SIR WILLIAM HARCOURT

said, he could not concur in the view just expressed by his right hon. Friend, and for this reason—that the question before the Committee was not a new one. It was, in point of fact, that which was in the fourth of the six Resolutions of his right hon. Friend the Member for Greenwich. Was it to be said that if the parish wished the minister to perform the Mass the performance of the mass was therefore to be regarded as legal? If that were so, the parishioners, and not the Legislature, would be the makers of the law.

MR. W. E. FORSTER

said, that it was not because his right hon. Friend the Member for Greenwich had withdrawn his Resolutions, that the House should be taken to have discussed the principle they involved. He could not think that the country would be satisfied if at half-past one o'clock in the morning they—at that period of the Session—adjourned the debate.

MR. SANDFORD

protested against the question of the Mass being introduced into the discussion as it had been by the hon. and learned Member for Oxford. ["Order!"]

THE CHAIRMAN

reminded the hon. Member that the question before the Committee was the adjournment of the debate.

MR. SANDFORD

said, that being so, the argument to which he was about to reply when called to Order was extremely irregular.

COLONEL BARTTELOT

believed that if the Committee came to a decision upon the subject at that time, it would save a great deal of time hereafter.

MR. GLADSTONE

said, that he had withdrawn the Resolutions, in order that the questions they raised might be altogether severed from the progress of the present Bill. That was a question in respect to which the House had not merely to consider the discussion among themselves, but it was also desirable that the public should be informed of what hon. Members were doing. If they debated the matter from that time until 3 o'clock in the morning, full justice could not be done to it, and of what avail or profit would it be as far as the country was concerned? The continuation of the state of illegality which had been referred to by his hon. and learned Friend the Member for Oxford was one which could only be properly interpreted by reference to the entire history of our Church since the Reformation.

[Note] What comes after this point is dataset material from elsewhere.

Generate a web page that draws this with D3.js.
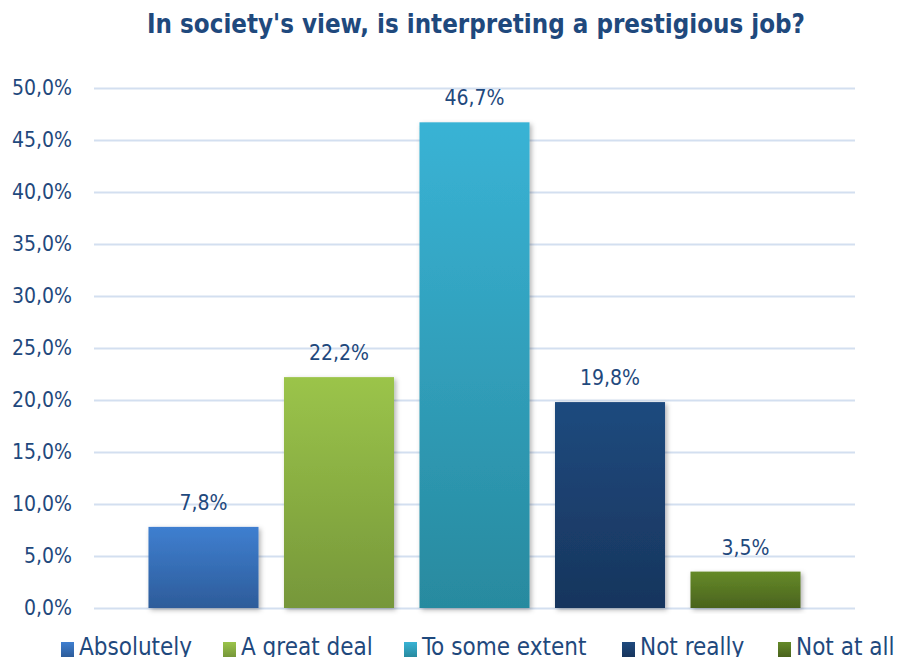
<!DOCTYPE html>
<html>
<head>
<meta charset="utf-8">
<script src="https://cdn.jsdelivr.net/npm/d3@7"></script>
<style>
  body { margin: 0; background: #fff; }
  svg { display: block; font-family: "DejaVu Sans Condensed", "DejaVu Sans", sans-serif; }
</style>
</head>
<body>
<svg id="Viz"></svg>
<script>
// chart data
let categories = ["Absolutely", "A great deal", "To some extent", "Not really", "Not at all"];
let values = [7.8, 22.2, 46.7, 19.8, 3.5];
let yTicks = [0, 5, 10, 15, 20, 25, 30, 35, 40, 45, 50];
let topColors = ["#3f7fd0", "#9bc44a", "#39b3d5", "#1f4a7e", "#658a29"];
let bottomColors = ["#2d5c9a", "#76973a", "#288a9f", "#17355d", "#4a631d"];

let Width = 899, Height = 657;
let margin = {top: 88, right: 44, bottom: 49, left: 94};
let textColor = "#1f497d";

let vizArea = d3.select('#Viz')
  .attr("width", Width)
  .attr("height", Height);

let defs = vizArea.append("defs");
categories.forEach(function(c, i) {
  let g = defs.append("linearGradient")
    .attr("id", "grad" + i)
    .attr("x1", 0).attr("y1", 0).attr("x2", 0).attr("y2", 1);
  g.append("stop").attr("offset", "0%").attr("stop-color", topColors[i]);
  g.append("stop").attr("offset", "100%").attr("stop-color", bottomColors[i]);
});
let shadow = defs.append("filter").attr("id", "shadow")
  .attr("x", "-10%").attr("y", "-10%").attr("width", "125%").attr("height", "125%");
shadow.append("feDropShadow")
  .attr("dx", 2).attr("dy", 2).attr("stdDeviation", 2.5)
  .attr("flood-color", "#000").attr("flood-opacity", 0.3);

let xScale = d3.scaleBand()
  .domain(categories)
  .range([margin.left, Width - margin.right])
  .paddingInner(0.188)
  .paddingOuter(0.402);

let yScale = d3.scaleLinear()
  .domain([0, 50])
  .range([Height - margin.bottom, margin.top]);

// title
vizArea.append("text")
  .attr("x", 476)
  .attr("y", 33)
  .attr("text-anchor", "middle")
  .attr("fill", textColor)
  .attr("font-weight", "bold")
  .attr("font-size", "26px")
  .attr("textLength", 658)
  .attr("lengthAdjust", "spacingAndGlyphs")
  .text("In society's view, is interpreting a prestigious job?");

// gridlines + y labels via axis
let yAxis = vizArea.append("g")
  .attr("transform", "translate(" + margin.left + ",0)")
  .call(d3.axisLeft(yScale)
    .tickValues(yTicks)
    .tickSize(-(Width - margin.left - margin.right))
    .tickPadding(22)
    .tickFormat(function(d) { return d3.format(".1f")(d).replace(".", ",") + "%"; }));
yAxis.select(".domain").remove();
yAxis.selectAll(".tick line")
  .attr("stroke", "#d3dff0")
  .attr("stroke-width", 2);
yAxis.selectAll(".tick text")
  .attr("fill", textColor)
  .attr("font-size", "21px")
  .attr("font-family", "DejaVu Sans Condensed, DejaVu Sans, sans-serif");

// bars
vizArea.selectAll(".bar")
  .data(values)
  .enter()
  .append("rect")
  .attr("class", "bar")
  .attr("x", function(d, i) { return xScale(categories[i]); })
  .attr("y", function(d) { return yScale(d); })
  .attr("width", xScale.bandwidth())
  .attr("height", function(d) { return yScale(0) - yScale(d); })
  .attr("fill", function(d, i) { return "url(#grad" + i + ")"; })
  .attr("filter", "url(#shadow)");

// value labels
vizArea.selectAll(".lbl")
  .data(values)
  .enter()
  .append("text")
  .attr("class", "lbl")
  .attr("x", function(d, i) { return xScale(categories[i]) + xScale.bandwidth() / 2; })
  .attr("y", function(d) { return yScale(d) - 17; })
  .attr("text-anchor", "middle")
  .attr("fill", textColor)
  .attr("font-size", "21px")
  .text(function(d) { return d3.format(".1f")(d).replace(".", ",") + "%"; });

// legend
let legendX = [61, 223, 404, 622, 778];
let legend = vizArea.selectAll(".legend")
  .data(categories)
  .enter()
  .append("g")
  .attr("class", "legend")
  .attr("transform", function(d, i) { return "translate(" + legendX[i] + ",642)"; });
legend.append("rect")
  .attr("width", 13)
  .attr("height", 15)
  .attr("fill", function(d, i) { return "url(#grad" + i + ")"; });
legend.append("text")
  .attr("x", 18)
  .attr("y", 13)
  .attr("fill", textColor)
  .attr("font-size", "24px")
  .text(function(d) { return d; });
</script>
</body>
</html>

In his judgment, it would be necessary, or at least desirable, to renew the discussion on the Report, and to take that opportunity of explaining a matter of great importance, under such circumstances that the country would be likely to obtain information of what hon. Members were about, which it could not do, if the course proposed were persisted in. Perhaps it might be necessary to move the re-committal of the Bill.

MR. DISRAELI

said, that after the statement of the right hon. Gentleman he would consent to Progress being reported. With regard to the further progress of the Bill, he might state that the Government intended to proceed on Monday with the Endowed Schools Bill in Committee. If it passed through Committee on that day he would propose that this Bill should be proceeded with on Tuesday, and he should also ask the House to continue the discussion of it in Committee on Wednesday, if necessary.

MR. GLADSTONE

suggested that it would be more convenient to proceed with the present Bill on Monday, and to postpone until Tuesday the consideration in Committee of the Endowed Schools Bill.

MR. DISRAELI

said, he could not adopt the suggestion of the right hon. Gentleman, as he had to look at the relative positions of the two Bills with regard to the other House of Parliament. The Public Worship Regulation Bill had already passed the House of Lords, whereas the Endowed Schools Bill had not.

Question put, and agreed to.

House resumed.

Committee report Progress; to sit again upon Monday next.